Oil prices rose early on Friday, supported by an overall bullish market sentiment after the U.S. and Chinese presidents held a phone call to discuss various issues of strategic interest.
Oil and equity markets jumped today after U.S. President Joe Biden and Chinese President Xi Jinping spoke on Thursday and “had a broad, strategic discussion in which they discussed areas where our interests converge, and areas where our interests, values, and perspectives diverge,” as the White House said.
The markets hope the call could lead to more trade between the world’s two largest economies, which is expected to boost oil demand.
The continued large outage in the oil production in the U.S. Gulf of Mexico following Hurricane Ida was also lending support to oil prices on Friday.
As of Thursday, as many as 1.4 million barrels per day (bpd), or 76.48 percent of the oil production in the Gulf of Mexico, continued to be offline, data from the Bureau of Safety and Environmental Enforcement (BSEE) showed.
The crude, gasoline, and distillate inventory draws reported by the EIA on Thursday also pushed oil prices higher on Friday, despite the fact that this week’s inventory report was distorted by Hurricane Ida’s impact on crude and gasoline stocks with production and refining capacity offline due to the storm.

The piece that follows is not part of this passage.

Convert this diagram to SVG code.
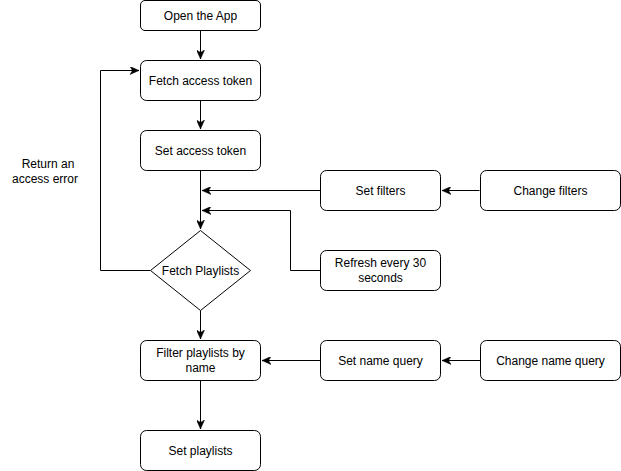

China’s unexpected release of crude from its reserve to “alleviate raw material price pressures” had depressed oil markets on Thursday. But by Friday, analysts started to look at what the release could mean for future Chinese oil purchases. While not great for sentiment now, some analysts think it could herald a rise in Chinese demand in the coming months.
The release of crude from reserves “for the first time can be seen as bullish as it’s in preparation for the demand bump in 4Q,” Bloomberg quoted analytics company Oilytics as saying in a report. Inventories “will have to be eventually replaced so demand is just getting deferred,” according to the report.